Home>Feature Right>Gannett says MNG avoids ‘substantive answers’ in hostile takeover bid

Gannett says MNG avoids ‘substantive answers’ in hostile takeover bid

Accuses board candidates can’t satisfy fiduciary responsibility to shareholders

By David Wildstein, February 11 2019 9:35 am

Gannett says that the company mounting a hostile takeover refused to offer details about its ability to finance a $1.8 billion deal.

The owner of eight daily newspapers in New Jersey, Gannett also says that some of the candidates for board of directors nominated last week by MNG Enterprises, known as Digital First Media, may not be legally eligible to serve.

MNG would invest no new equity and would rely only on debt refinancing, Gannett said, noting that the company has not secured financing for the transaction.

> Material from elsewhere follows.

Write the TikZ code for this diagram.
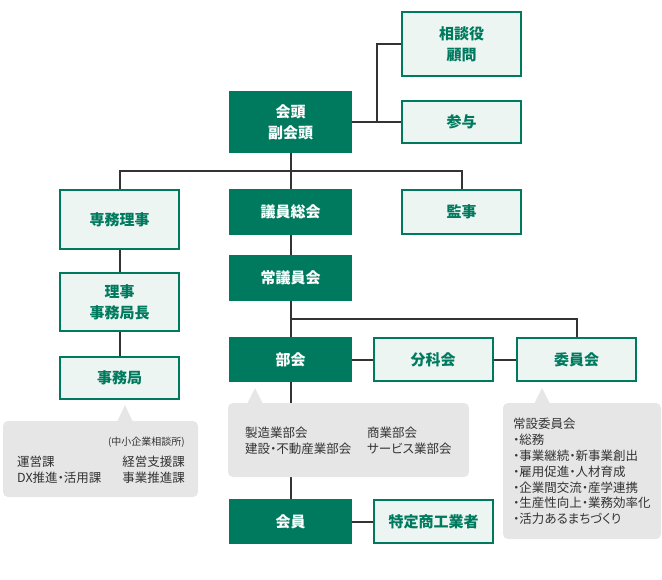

According to Gannett, MNG would only offer “vague assurances” that antitrust regulatory issues or pension liabilities are not a concern.

“We are disappointed that at the meeting on February 7, MNG again failed to provide substantive answers to the basic questions Gannett has repeatedly raised,” said J. Jeffry Louis, the Gannett chairman.  “Instead, MNG offered vague and generic statements that further confirmed the board’s decision to reject MNG’s proposal.”

Since all six director candidates are affiliated with MNG or Alden Global Capital, the New York hedge fund that is their majority shareholder, Gannett claims they could not satisfy their fiduciary responsibilities to Gannett shareholders if elected.

Gannett alleges that anti-trust laws could invalidate the candidacies of three members of the slate, and said that MNG chairman R. Joseph Fuchs, 78, is beyond Gannett’s mandatory retirement age.

“MNG’s credibility was further undermined by its decision to nominate six director candidates, all of whom are affiliated with MNG and/or its majority shareholder Alden Global Capital, to stand for election to Gannett’s board. MNG’s acknowledgement that these nominations are indeed intended to advance its efforts to acquire Gannett further underscores the proposed nominees’ clear and irreconcilable conflicts of interest and inability to satisfy fiduciary responsibilities to all Gannett shareholders,” Louis said.

MNG/Digital First Media presented an unsolicited offer of $12 per share in cash on January 14, which Gannett rejected on February 4.

Gannett owns a national chain of newspapers, including eight New Jersey dailies: The (Bergen) Record, the Asbury Park Press, the Courier News, the Courier-Post, the Home News Tribune, the Daily Record, the Daily Journal, and the Herald News.

Digital First Media has a history of purchasing struggling newspapers and cutting costs by dramatically reducing the number of journalists.

The company says said Gannett has lost a significant amount of its value, its leadership doesn’t have a credible plan to restore that value and it is trying to block a premium deal. It added that it has no impediments to completing the transaction. Gannett’s stock dropped 26% in 2018.

Since Gannett confirmed the takeover plan, The Record has laid off six more employees.

None of the New Jersey Gannett newspapers have acknowledged the proposed sale to their readers.

Digital First Media owns the Trentonian.

The date of the shareholder meeting has not yet been set.